Quais os desafios educacionais emergentes da crise da democracia liberal? Seguramente esta questão atravessa as preocupações dos professores brasileiros, sobretudo quando somos interpelados pelas condições políticas que estamos experimentando atualmente. São inúmeros os dilemas a que somos expostos diariamente e, com certa desilusão, assistimos a um desmantelamento de nossa agenda democrática no campo educacional. Precisamos construir novas bandeiras de luta e outras formas de enfrentamento; todavia, antes disso, carecemos de bons diagnósticos que nos oportunizem uma percepção mais esclarecedora do tempo em que estamos vivendo.
A obra “Ruptura: a crise da democracia liberal” (Zahar, 2018), de Manuel Castells, oferece-nos algumas pistas importantes para reenquadrarmos nossas ferramentas intelectuais na compreensão do nosso tempo.
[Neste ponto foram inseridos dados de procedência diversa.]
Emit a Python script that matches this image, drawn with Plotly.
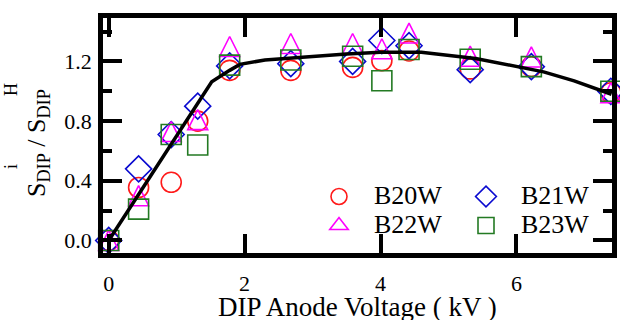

De acordo com o sociólogo, não resta dúvidas de que vivemos um momento de crises intensas, de ordem social, econômica, ecológica, dentre outras. Existe uma crise, entretanto, que traz “consequências devastadoras sobre a (in)capacidade de lidar com as múltiplas crises que envenenam nossas vidas: a ruptura da relação entre governantes e governados”. A deslegitimação das formas de representação política e a desconfiança em torno das instituições democráticas poderiam ser melhor explicitadas em torno da noção de “ruptura”.
“Não é uma questão de opções políticas, de direita ou esquerda. A ruptura é mais profunda, tanto em nível emocional quanto cognitivo. Trata-se do colapso gradual de um modelo político de representação e governança: a democracia liberal que se havia consolidado nos dois últimos séculos, à custa de lágrimas, suor e sangue, contra os Estados autoritários e o arbítrio institucional.”
Acompanha este cenário as mobilizações políticas da última década construídas em torno do slogan “não nos representam”. Porém, em efeito concomitante, também verificamos as reviravoltas eleitorais atribuindo ênfase a partidos nacionalistas, xenófobos e muitas vezes ideologias ambíguas autonomeadas como “nova política”. O diagnóstico de Castells, ainda que breve, revela-se bastante perspicaz para caracterizar “o novo panorama político europeu e mundial”, considerando que em sua raiz está “a distância crescente entre a classe política e o conjunto dos cidadãos”.
Por meio das provocações realizadas pelo sociólogo, conseguiremos ampliar os horizontes de nossas inquietações e exercícios analíticos, aproximando-nos da incontornável questão do “colapso gradual de um modelo de representação”. Em tais condições, para nós que somos professores, impõe-se a tarefa de seguirmos interrogando: que modelos de políticas educacionais engendram-se neste cenário? Quais políticas de currículo e de avaliação delineiam-se na crise da representação? Como construir novos perfis formativos e outros modelos de governança sob a égide da “ruptura”?
Que a leitura de Castells alimente nossa capacidade crítica e criativa para seguirmos educando (e resistindo) no século XXI!